According to the Complaint, Engility came to be in July 2012, after being spun-off from L-3 Communications Holdings, Inc. (now L3 Technologies). At that time, Engility provided engineering, training, program management and operational support for the U.S. government. In January 2014, Engility acquired Dynamics Research Corporation, expanding the Company’s capabilities in homeland security, intelligence, healthcare, research and development, and financial regulation. Approximately one year later, Engility acquired TASC, Inc. That acquisition expanded the Company’s portfolio, specifically in the fields of intelligence and aerospace. Now, Engility focuses on three business groups: intelligence; space and mission systems; and defense and security. Almost all of Engility’s revenue comes from the U.S. government.
On September 10, 2018, Engility and SAIC announced that they had entered into a definitive merger agreement (the “Merger Agreement”) pursuant to which SAIC will acquire all of the outstanding shares of common stock of Engility through an all-stock transaction. Engility stockholders will receive 0.450 shares of SAIC common stock for each share of Engility stock that they hold (the “Merger Consideration”). The deal is valued at approximately $2.5 billion and is expected to close by the end of the fiscal quarter ending February 1, 2019.
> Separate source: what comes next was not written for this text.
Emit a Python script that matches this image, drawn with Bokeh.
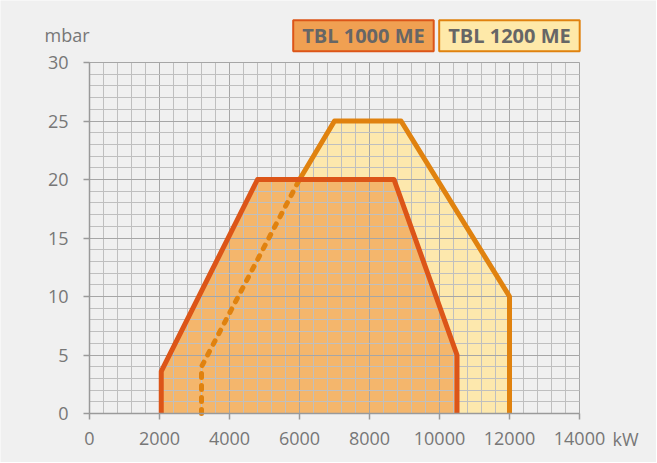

The Complaint alleges that Defendants have violated the Exchange Act by causing a materially incomplete and misleading registration statement (the “S-4”) to be filed with the Securities and Exchange Commission (“SEC”) on October 18, 2018. The S-4 recommends that Engility stockholders vote in favor of a proposed transaction (the “Proposed Transaction”) whereby Engility is acquired by SAIC.
This case was voluntarily dismissed on January 2, 2019.